(begin)

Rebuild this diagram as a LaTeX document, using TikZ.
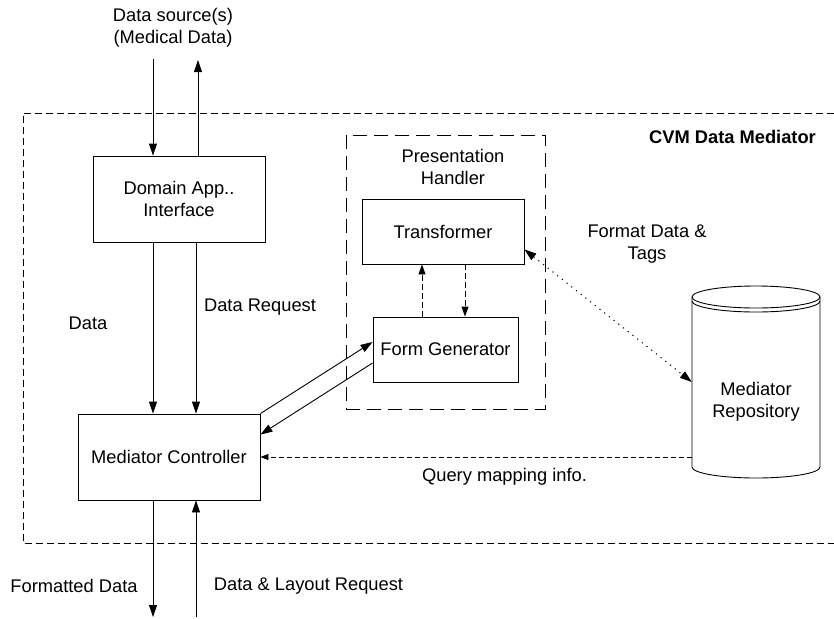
\documentclass[tikz,border=0pt]{standalone}
\usepackage{fontspec}
\setmainfont{Liberation Sans}
\usetikzlibrary{arrows.meta,calc}
\begin{document}
\begin{tikzpicture}[x=1pt,y=-1pt,
  every node/.style={font=\fontsize{18.3}{21.5}\selectfont, inner sep=0pt},
  box/.style={draw, line width=0.9pt, align=center},
  lbl/.style={align=center},
  conn/.style={line width=0.9pt, -{Triangle[length=12pt,width=8pt]}},
  dconn/.style={line width=0.9pt, dash pattern=on 6pt off 3pt, -{Triangle[length=10pt,width=7pt]}},
  outerdash/.style={line width=0.8pt, dash pattern=on 7pt off 4pt},
  phdash/.style={line width=0.8pt, dash pattern=on 14pt off 7pt},
  qdash/.style={line width=0.8pt, dash pattern=on 5pt off 3pt, -{Triangle[length=8pt,width=6pt]}},
  dotconn/.style={line width=1pt, dash pattern=on 1.2pt off 4.8pt, {Triangle[length=12pt,width=8pt]}-{Triangle[length=12pt,width=8pt]}}
]
\useasboundingbox (0,0) rectangle (834,618);

% outer container
\draw[outerdash] (834,113) -- (23,113) -- (23,543) -- (834,543);
\node[font=\fontsize{18.3}{21.5}\selectfont\bfseries] (cvm) at (732.5,137) {CVM Data Mediator};

% presentation handler
\node[draw, phdash, minimum width=199pt, minimum height=274pt] (ph) at (445.5,272) {};
\node[lbl] (phl) at (453,167) {Presentation\\Handler};

% boxes
\node[box, minimum width=172pt, minimum height=86pt] (dom) at (179,199) {Domain App..\\Interface};
\node[box, minimum width=182pt, minimum height=86pt] (mc) at (169,457) {Mediator Controller};
\node[box, minimum width=162pt, minimum height=65pt] (trans) at (443,231.5) {Transformer};
\node[box, minimum width=145pt, minimum height=65pt] (fg) at (445.5,349.5) {Form Generator};

% repository cylinder
\node[minimum width=128pt, minimum height=170pt] (repo) at (756,382) {};
\draw[line width=0.9pt] (756,297) ellipse [x radius=64pt, y radius=11pt];
\draw[line width=0.9pt] (692,301) arc[start angle=180, end angle=360, x radius=64pt, y radius=11pt];
\draw[line width=0.9pt] (692,297) -- (692,467) arc[start angle=180, end angle=360, x radius=64pt, y radius=11pt] -- (820,297);
\node[lbl] (repol) at (756,402) {Mediator\\Repository};

% coordinates
\coordinate (xa) at (153,0);
\coordinate (xb) at (198,0);
\coordinate (xc) at (196,0);
\coordinate (in1) at (153,59);
\coordinate (out1) at (198,60);
\coordinate (bot) at (0,617);

% top
\node[lbl] (src) at (173,28) {Data source(s)\\(Medical Data)};
\draw[conn] (in1) -- (dom.north -| xa);
\draw[conn] (dom.north -| xb) -- (out1);

% domain -> mc
\draw[conn] (dom.south -| xa) -- (mc.north -| xa);
\draw[conn] (dom.south -| xc) -- (mc.north -| xc);
\node (datal) at (88,323) {Data};
\node (dreq) at (260,307) {Data Request};

% bottom
\draw[conn] (mc.south -| xa) -- (xa |- bot);
\draw[conn] (xc |- bot) -- (mc.south -| xc);
\node (fdata) at (74,586) {Formatted Data};
\node (dlreq) at (308.5,586) {Data \& Layout Request};

% mc <-> fg
\draw[conn] (mc.north east) -- ([yshift=7.5pt]fg.west);
\draw[conn] ([yshift=-13.5pt]fg.west) -- ([yshift=-21pt]mc.north east);

% trans <-> fg
\draw[dconn] ([xshift=-23.5pt]fg.north) -- ([xshift=-23.5pt]fg.north |- trans.south);
\draw[dconn] ([xshift=19.5pt]fg.north |- trans.south) -- ([xshift=19.5pt]fg.north);

% trans <-> repo
\draw[dotconn] ([yshift=15pt]trans.south east) -- (repo.west);
\node[lbl] (fmt) at (647,244) {Format Data \&\\Tags};

% repo -> mc
\draw[qdash] (repo.west |- mc.east) -- (mc.east);
\node (qmap) at (504.5,477) {Query mapping info.};
\end{tikzpicture}
\end{document}
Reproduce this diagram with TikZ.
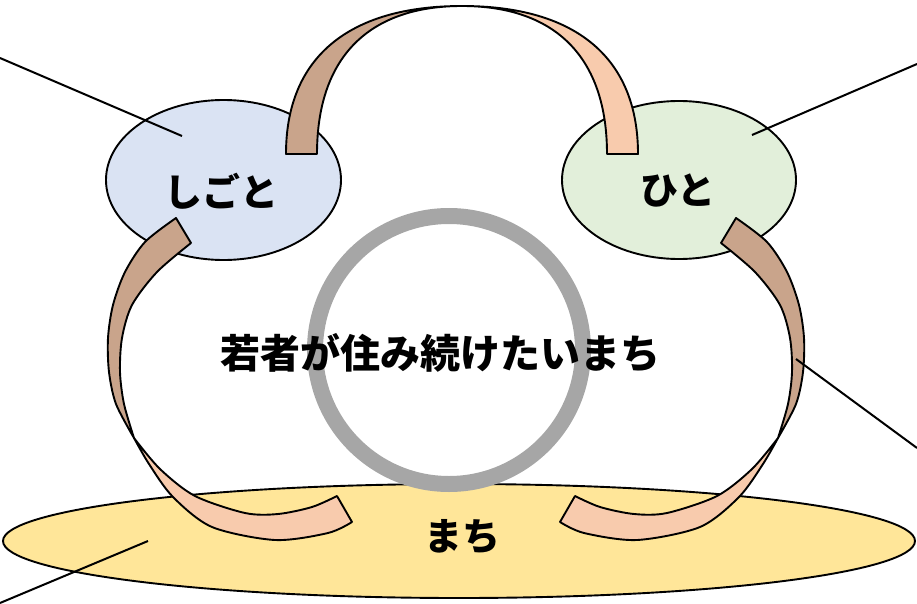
\documentclass[tikz,border=0pt]{standalone}
\usepackage{fontspec}
\newfontfamily\jp{Noto Sans CJK JP}
\usetikzlibrary{shapes.geometric}
\definecolor{bandbrown}{HTML}{C9A48B}
\definecolor{bandpeach}{HTML}{F8CBAD}
\definecolor{bluefill}{HTML}{DAE3F3}
\definecolor{greenfill}{HTML}{E2EFDA}
\definecolor{yellowfill}{HTML}{FFE699}
\definecolor{ringgray}{HTML}{A6A6A6}
\tikzset{
  outline/.style={draw=black, line width=1.9pt, line join=round},
  bubble/.style={ellipse, outline, inner sep=0pt},
  lbl/.style={font=\jp\bfseries\fontsize{38}{40}\selectfont, inner sep=0pt},
  mainlbl/.style={font=\jp\bfseries\fontsize{40}{42}\selectfont, inner sep=0pt},
  callout/.style={draw=black, line width=2pt},
  brownpart/.style={outline, fill=bandbrown},
  peachpart/.style={outline, fill=bandpeach},
}
\newcommand{\sidebandshape}{%
  \filldraw[brownpart] plot[smooth] coordinates {(176,218) (145,242) (125,272) (113,305) (108,338) (109,372) (116,404) (134,438)}
    -- plot[smooth] coordinates {(134,438) (124,404) (120,372) (122,338) (132,305) (157,272) (191,243)} -- cycle;
  \filldraw[peachpart] plot[smooth] coordinates {(134,438) (160,469) (195,496) (245,513) (278,514) (312,507) (337,496)}
    -- plot[smooth] coordinates {(352,522) (328,533) (275,540) (212,527) (173,497) (149,464) (134,438)} -- cycle;
}
\begin{document}
\begin{tikzpicture}[x=1pt, y=-1pt]
\useasboundingbox (0,0) rectangle (917,604);
% base ellipses
\node[bubble, fill=yellowfill, minimum width=912pt, minimum height=114pt] (machi) at (459,541) {};
\node[bubble, fill=bluefill, minimum width=235pt, minimum height=160pt] (shigoto) at (223.5,180) {};
\node[bubble, fill=greenfill, minimum width=234pt, minimum height=158pt] (hito) at (679,180) {};
% ring
\node[circle, draw=ringgray, line width=16pt, minimum size=268pt, inner sep=0pt] (ring) at (449,350) {};
\node[mainlbl] (mainText) at (440,353) {若者が住み続けたいまち};
% top band
\filldraw[peachpart] (638,154) .. controls (638,58) and (576,6) .. (462,6)
   .. controls (556,6) and (607,58) .. (607,154) -- cycle;
\filldraw[brownpart] (286,154) .. controls (286,58) and (348,6) .. (462,6)
   .. controls (368,6) and (317,58) .. (317,154) -- cycle;
% side bands
\sidebandshape
\begin{scope}[xshift=912pt, xscale=-1]
\sidebandshape
\end{scope}
% labels
\node[lbl] (shigotoText) at (221,191) {しごと};
\node[lbl] (hitoText) at (678,190) {ひと};
\node[lbl] (machiText) at (462,537) {まち};
% callout lines
\coordinate (c1a) at (182,136); \coordinate (c1b) at (0,58);
\coordinate (c2a) at (752,135); \coordinate (c2b) at (917,64);
\coordinate (c3a) at (796,359); \coordinate (c3b) at (917,448);
\coordinate (c4a) at (148,541); \coordinate (c4b) at (0,603);
\draw[callout] (c1a) -- (c1b);
\draw[callout] (c2a) -- (c2b);
\draw[callout] (c3a) -- (c3b);
\draw[callout] (c4a) -- (c4b);
\end{tikzpicture}
\end{document}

(end)

> **Short exercise**
Verbatim reproduction of every record is required; images are left out.

> **Response**
Rebuild this diagram as a LaTeX document, using TikZ.
\documentclass[tikz,border=0pt]{standalone}
\usepackage{fontspec}
\setmainfont{Liberation Sans}
\usetikzlibrary{arrows.meta,calc}
\begin{document}
\begin{tikzpicture}[x=1pt,y=-1pt,
  every node/.style={font=\fontsize{18.3}{21.5}\selectfont, inner sep=0pt},
  box/.style={draw, line width=0.9pt, align=center},
  lbl/.style={align=center},
  conn/.style={line width=0.9pt, -{Triangle[length=12pt,width=8pt]}},
  dconn/.style={line width=0.9pt, dash pattern=on 6pt off 3pt, -{Triangle[length=10pt,width=7pt]}},
  outerdash/.style={line width=0.8pt, dash pattern=on 7pt off 4pt},
  phdash/.style={line width=0.8pt, dash pattern=on 14pt off 7pt},
  qdash/.style={line width=0.8pt, dash pattern=on 5pt off 3pt, -{Triangle[length=8pt,width=6pt]}},
  dotconn/.style={line width=1pt, dash pattern=on 1.2pt off 4.8pt, {Triangle[length=12pt,width=8pt]}-{Triangle[length=12pt,width=8pt]}}
]
\useasboundingbox (0,0) rectangle (834,618);

% outer container
\draw[outerdash] (834,113) -- (23,113) -- (23,543) -- (834,543);
\node[font=\fontsize{18.3}{21.5}\selectfont\bfseries] (cvm) at (732.5,137) {CVM Data Mediator};

% presentation handler
\node[draw, phdash, minimum width=199pt, minimum height=274pt] (ph) at (445.5,272) {};
\node[lbl] (phl) at (453,167) {Presentation\\Handler};

% boxes
\node[box, minimum width=172pt, minimum height=86pt] (dom) at (179,199) {Domain App..\\Interface};
\node[box, minimum width=182pt, minimum height=86pt] (mc) at (169,457) {Mediator Controller};
\node[box, minimum width=162pt, minimum height=65pt] (trans) at (443,231.5) {Transformer};
\node[box, minimum width=145pt, minimum height=65pt] (fg) at (445.5,349.5) {Form Generator};

% repository cylinder
\node[minimum width=128pt, minimum height=170pt] (repo) at (756,382) {};
\draw[line width=0.9pt] (756,297) ellipse [x radius=64pt, y radius=11pt];
\draw[line width=0.9pt] (692,301) arc[start angle=180, end angle=360, x radius=64pt, y radius=11pt];
\draw[line width=0.9pt] (692,297) -- (692,467) arc[start angle=180, end angle=360, x radius=64pt, y radius=11pt] -- (820,297);
\node[lbl] (repol) at (756,402) {Mediator\\Repository};

% coordinates
\coordinate (xa) at (153,0);
\coordinate (xb) at (198,0);
\coordinate (xc) at (196,0);
\coordinate (in1) at (153,59);
\coordinate (out1) at (198,60);
\coordinate (bot) at (0,617);

% top
\node[lbl] (src) at (173,28) {Data source(s)\\(Medical Data)};
\draw[conn] (in1) -- (dom.north -| xa);
\draw[conn] (dom.north -| xb) -- (out1);

% domain -> mc
\draw[conn] (dom.south -| xa) -- (mc.north -| xa);
\draw[conn] (dom.south -| xc) -- (mc.north -| xc);
\node (datal) at (88,323) {Data};
\node (dreq) at (260,307) {Data Request};

% bottom
\draw[conn] (mc.south -| xa) -- (xa |- bot);
\draw[conn] (xc |- bot) -- (mc.south -| xc);
\node (fdata) at (74,586) {Formatted Data};
\node (dlreq) at (308.5,586) {Data \& Layout Request};

% mc <-> fg
\draw[conn] (mc.north east) -- ([yshift=7.5pt]fg.west);
\draw[conn] ([yshift=-13.5pt]fg.west) -- ([yshift=-21pt]mc.north east);

% trans <-> fg
\draw[dconn] ([xshift=-23.5pt]fg.north) -- ([xshift=-23.5pt]fg.north |- trans.south);
\draw[dconn] ([xshift=19.5pt]fg.north |- trans.south) -- ([xshift=19.5pt]fg.north);

% trans <-> repo
\draw[dotconn] ([yshift=15pt]trans.south east) -- (repo.west);
\node[lbl] (fmt) at (647,244) {Format Data \&\\Tags};

% repo -> mc
\draw[qdash] (repo.west |- mc.east) -- (mc.east);
\node (qmap) at (504.5,477) {Query mapping info.};
\end{tikzpicture}
\end{document}
Reproduce this diagram with TikZ.
\documentclass[tikz,border=0pt]{standalone}
\usepackage{fontspec}
\newfontfamily\jp{Noto Sans CJK JP}
\usetikzlibrary{shapes.geometric}
\definecolor{bandbrown}{HTML}{C9A48B}
\definecolor{bandpeach}{HTML}{F8CBAD}
\definecolor{bluefill}{HTML}{DAE3F3}
\definecolor{greenfill}{HTML}{E2EFDA}
\definecolor{yellowfill}{HTML}{FFE699}
\definecolor{ringgray}{HTML}{A6A6A6}
\tikzset{
  outline/.style={draw=black, line width=1.9pt, line join=round},
  bubble/.style={ellipse, outline, inner sep=0pt},
  lbl/.style={font=\jp\bfseries\fontsize{38}{40}\selectfont, inner sep=0pt},
  mainlbl/.style={font=\jp\bfseries\fontsize{40}{42}\selectfont, inner sep=0pt},
  callout/.style={draw=black, line width=2pt},
  brownpart/.style={outline, fill=bandbrown},
  peachpart/.style={outline, fill=bandpeach},
}
\newcommand{\sidebandshape}{%
  \filldraw[brownpart] plot[smooth] coordinates {(176,218) (145,242) (125,272) (113,305) (108,338) (109,372) (116,404) (134,438)}
    -- plot[smooth] coordinates {(134,438) (124,404) (120,372) (122,338) (132,305) (157,272) (191,243)} -- cycle;
  \filldraw[peachpart] plot[smooth] coordinates {(134,438) (160,469) (195,496) (245,513) (278,514) (312,507) (337,496)}
    -- plot[smooth] coordinates {(352,522) (328,533) (275,540) (212,527) (173,497) (149,464) (134,438)} -- cycle;
}
\begin{document}
\begin{tikzpicture}[x=1pt, y=-1pt]
\useasboundingbox (0,0) rectangle (917,604);
% base ellipses
\node[bubble, fill=yellowfill, minimum width=912pt, minimum height=114pt] (machi) at (459,541) {};
\node[bubble, fill=bluefill, minimum width=235pt, minimum height=160pt] (shigoto) at (223.5,180) {};
\node[bubble, fill=greenfill, minimum width=234pt, minimum height=158pt] (hito) at (679,180) {};
% ring
\node[circle, draw=ringgray, line width=16pt, minimum size=268pt, inner sep=0pt] (ring) at (449,350) {};
\node[mainlbl] (mainText) at (440,353) {若者が住み続けたいまち};
% top band
\filldraw[peachpart] (638,154) .. controls (638,58) and (576,6) .. (462,6)
   .. controls (556,6) and (607,58) .. (607,154) -- cycle;
\filldraw[brownpart] (286,154) .. controls (286,58) and (348,6) .. (462,6)
   .. controls (368,6) and (317,58) .. (317,154) -- cycle;
% side bands
\sidebandshape
\begin{scope}[xshift=912pt, xscale=-1]
\sidebandshape
\end{scope}
% labels
\node[lbl] (shigotoText) at (221,191) {しごと};
\node[lbl] (hitoText) at (678,190) {ひと};
\node[lbl] (machiText) at (462,537) {まち};
% callout lines
\coordinate (c1a) at (182,136); \coordinate (c1b) at (0,58);
\coordinate (c2a) at (752,135); \coordinate (c2b) at (917,64);
\coordinate (c3a) at (796,359); \coordinate (c3b) at (917,448);
\coordinate (c4a) at (148,541); \coordinate (c4b) at (0,603);
\draw[callout] (c1a) -- (c1b);
\draw[callout] (c2a) -- (c2b);
\draw[callout] (c3a) -- (c3b);
\draw[callout] (c4a) -- (c4b);
\end{tikzpicture}
\end{document}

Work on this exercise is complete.